Determine if $f_n(x)=\frac{1-x}{1+x^n}$ converges uniformly on $[0,2]$

Question

I want to determine the uniform convergence of the family of functions $f_n:[0,2]\to\mathbb{R}$ defined by $$ f_n(x)=\frac{1-x}{1+x^n}. $$

My attempt

• Limit of $f_n$

Let $f$ be the limit of $f_n$, then $$ f(x)=\begin{cases} 1-x,& 0\le x <1\\ 0,&1\le x\le 2 \end{cases}. $$ $f$ is continuous on $[0,1]$, but not differentiable at $x=1$.
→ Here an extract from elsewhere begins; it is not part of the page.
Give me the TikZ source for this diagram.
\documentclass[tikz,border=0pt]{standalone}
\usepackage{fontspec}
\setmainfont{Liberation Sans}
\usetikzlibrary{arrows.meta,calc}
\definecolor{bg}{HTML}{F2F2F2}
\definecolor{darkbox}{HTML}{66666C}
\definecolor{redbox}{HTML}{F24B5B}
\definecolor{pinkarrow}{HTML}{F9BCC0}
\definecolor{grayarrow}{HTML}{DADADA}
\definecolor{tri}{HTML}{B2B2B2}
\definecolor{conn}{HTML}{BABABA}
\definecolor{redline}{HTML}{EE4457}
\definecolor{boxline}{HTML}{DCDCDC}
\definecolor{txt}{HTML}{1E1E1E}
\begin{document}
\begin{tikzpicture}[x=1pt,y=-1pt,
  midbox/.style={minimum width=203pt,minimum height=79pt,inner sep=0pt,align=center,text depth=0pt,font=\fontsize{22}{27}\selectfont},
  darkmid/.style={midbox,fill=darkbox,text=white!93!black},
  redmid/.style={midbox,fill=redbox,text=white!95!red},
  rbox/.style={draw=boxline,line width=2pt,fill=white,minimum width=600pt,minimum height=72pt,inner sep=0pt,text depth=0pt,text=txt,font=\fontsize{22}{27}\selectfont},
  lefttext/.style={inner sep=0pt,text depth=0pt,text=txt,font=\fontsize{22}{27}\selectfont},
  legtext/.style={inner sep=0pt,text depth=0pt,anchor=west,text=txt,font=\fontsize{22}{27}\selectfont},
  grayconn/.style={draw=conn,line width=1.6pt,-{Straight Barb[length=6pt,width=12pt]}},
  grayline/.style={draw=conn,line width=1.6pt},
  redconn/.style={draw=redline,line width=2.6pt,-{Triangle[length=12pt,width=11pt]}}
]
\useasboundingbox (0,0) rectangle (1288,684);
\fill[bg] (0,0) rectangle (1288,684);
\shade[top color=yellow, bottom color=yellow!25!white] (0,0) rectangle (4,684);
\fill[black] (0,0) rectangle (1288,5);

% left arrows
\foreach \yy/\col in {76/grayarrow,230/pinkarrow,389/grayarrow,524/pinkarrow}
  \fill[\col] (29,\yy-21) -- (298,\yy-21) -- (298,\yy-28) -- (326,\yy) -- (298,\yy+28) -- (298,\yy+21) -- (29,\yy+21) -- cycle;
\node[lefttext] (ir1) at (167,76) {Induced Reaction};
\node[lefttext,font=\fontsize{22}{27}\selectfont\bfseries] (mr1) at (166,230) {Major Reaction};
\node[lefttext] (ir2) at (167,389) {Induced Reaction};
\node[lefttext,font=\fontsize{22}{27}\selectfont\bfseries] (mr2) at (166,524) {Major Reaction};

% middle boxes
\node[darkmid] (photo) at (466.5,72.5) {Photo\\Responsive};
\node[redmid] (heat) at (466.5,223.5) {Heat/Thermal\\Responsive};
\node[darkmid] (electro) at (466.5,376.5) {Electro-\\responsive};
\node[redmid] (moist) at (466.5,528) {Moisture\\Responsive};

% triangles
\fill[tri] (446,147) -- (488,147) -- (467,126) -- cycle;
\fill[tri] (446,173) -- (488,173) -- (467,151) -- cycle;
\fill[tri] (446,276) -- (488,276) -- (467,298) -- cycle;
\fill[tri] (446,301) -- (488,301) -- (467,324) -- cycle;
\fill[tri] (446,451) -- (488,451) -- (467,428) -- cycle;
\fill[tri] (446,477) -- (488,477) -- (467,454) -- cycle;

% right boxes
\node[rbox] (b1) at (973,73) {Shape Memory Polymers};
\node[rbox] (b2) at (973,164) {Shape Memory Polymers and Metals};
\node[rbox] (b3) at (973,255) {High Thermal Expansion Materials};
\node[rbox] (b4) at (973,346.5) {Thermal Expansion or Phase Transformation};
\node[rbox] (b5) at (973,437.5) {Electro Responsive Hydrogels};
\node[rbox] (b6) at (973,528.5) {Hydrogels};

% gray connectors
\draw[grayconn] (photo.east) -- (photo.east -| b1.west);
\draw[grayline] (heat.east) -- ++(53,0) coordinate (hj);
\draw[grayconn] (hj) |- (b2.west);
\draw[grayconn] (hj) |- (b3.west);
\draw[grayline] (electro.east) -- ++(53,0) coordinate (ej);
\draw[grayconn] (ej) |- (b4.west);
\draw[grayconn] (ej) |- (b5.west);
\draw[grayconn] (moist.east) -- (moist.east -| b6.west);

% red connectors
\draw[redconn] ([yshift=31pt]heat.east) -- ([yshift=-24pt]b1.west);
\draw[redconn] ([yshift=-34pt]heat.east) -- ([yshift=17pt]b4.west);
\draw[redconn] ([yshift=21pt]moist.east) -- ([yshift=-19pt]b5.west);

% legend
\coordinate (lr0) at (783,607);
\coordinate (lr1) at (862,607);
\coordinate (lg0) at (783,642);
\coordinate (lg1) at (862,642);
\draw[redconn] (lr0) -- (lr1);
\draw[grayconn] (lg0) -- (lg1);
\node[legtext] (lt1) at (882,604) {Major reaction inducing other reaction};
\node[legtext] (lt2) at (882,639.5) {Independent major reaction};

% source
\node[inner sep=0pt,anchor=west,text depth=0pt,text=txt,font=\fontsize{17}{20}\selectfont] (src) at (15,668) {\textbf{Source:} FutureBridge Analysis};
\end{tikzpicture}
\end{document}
• Inequalities about $|f_n(x)-f(x)|$

We know that $$ |f_n(x)-f(x)| = \begin{cases} \frac{(1-x)x^n}{1+x^n},&0\le x<1\\ \frac{x-1}{1+x^n},&1\le x\le 2 \end{cases}. $$ If $0\le x<1$, $$ |f_n(x)-f(x)|=\frac{(1-x)x^n}{1+x^n} \le (1-x)x^n, $$ and $(1-x)x^n$ has the maximum $\frac{1}{n}\left(1-\frac{1}{n+1}\right)^{n+1}$ at $x=\frac{n}{n+1}$. Also, if $1\le x\le 2$, then $$ |f_n(x)-f(x)|=\frac{x-1}{1+x^n}\le \frac{x-1}{x^n} $$ and $\frac{x-1}{x^n}$ has the maximum $\frac{n-2}{(n-1)^2}\left(1-\frac{1}{n-1}\right)^{n-1}$ at $x=\frac{n}{n-1}$. Thus we obtain \begin{align} |f_n(x)-f(x)| &\le \max\left\{\frac{1}{n}\left(1-\frac{1}{n+1}\right)^{n+1},\frac{n-2}{(n-1)^2}\left(1-\frac{1}{n-1}\right)^{n-1}\right\}\\ &\le \frac{1}{n-1} \end{align} for $n\ge 2$.

• Conclusion

For $\epsilon > 0$, there is $N\in\mathbb{N}$ such that $\frac{1}{N}<\epsilon$ by Archimedian property. Then, for any $n\in\mathbb{N}\setminus\{1\}$ and $x\in [0,2]$, if $n > N$, then $$ |f_n(x)-f(x)|\le \frac{1}{n-1}\le \frac{1}{N} <\epsilon. $$ Therefore $f_n$ uniformly converges on $[0,2]$.

"Solution" $f_n$ does not converge uniformly, since $f_n$ is differentiable but $f$ is not differentiable at $x=1$.

However, I think the solution is wrong. For example, $f_n(x)=\frac{\sin nx}{\sqrt{n}}$ converges uniformly on $\mathbb{R}$, whereas $f_n'(x)=\sqrt{n}\cos nx$ does not pointwisely converge. According to Sequence of differentiable functions, there is a sequence of differentiable functions which uniformly converges to a non-differentiable function.

Question Is my attempt correct? If so, is there an easier method to solve the problem?

Answer 1

Your argument is correct. The sequence converges uniformly. The "solution" is wrong. It is not true in general that a uniformly convergent sequence of differentiable functions converges to a differentiable function. An additional assumption is needed. For example, if we know that at some point $x_0$ the sequence of derivatives $f_n'(x_0)$ tends to $f'(x_0)$, then it is true. But not in general.

Answer 2

If the $f_n$ are differentiable and converge uniformly to $f$, then $f$ need not be differentiable (see Wikipedia).

Your pointwise limit is correct! You also correctly bounded $\|f_n-f\|_\infty$ for $0\le x\le 1$ and for $1\le x\le 2$. Thus, your conclusion that the the convergence is uniform holds.

Answer 3

Another method (using very elementary inequalities): let $\epsilon >0$. Then, for $ 1-\epsilon <x\leq 1$ we have $|f_n(x)-(1-x)| \leq |1-x| \leq \epsilon$. For $x \leq 1-\epsilon $ we have $|f_n(x)-(1-x)| \leq \frac {x^{n}}{1+x^{n}} \leq (1-\epsilon)^{n} \to 0$. For $1 \leq x \leq 1+\epsilon$ we get $|f_n(x)|\leq \epsilon$. I will leave the case $1+\epsilon \leq x \leq 2$ to you. [Use the fact that $\frac 1 {(1+\epsilon)^{n}} \to 0$.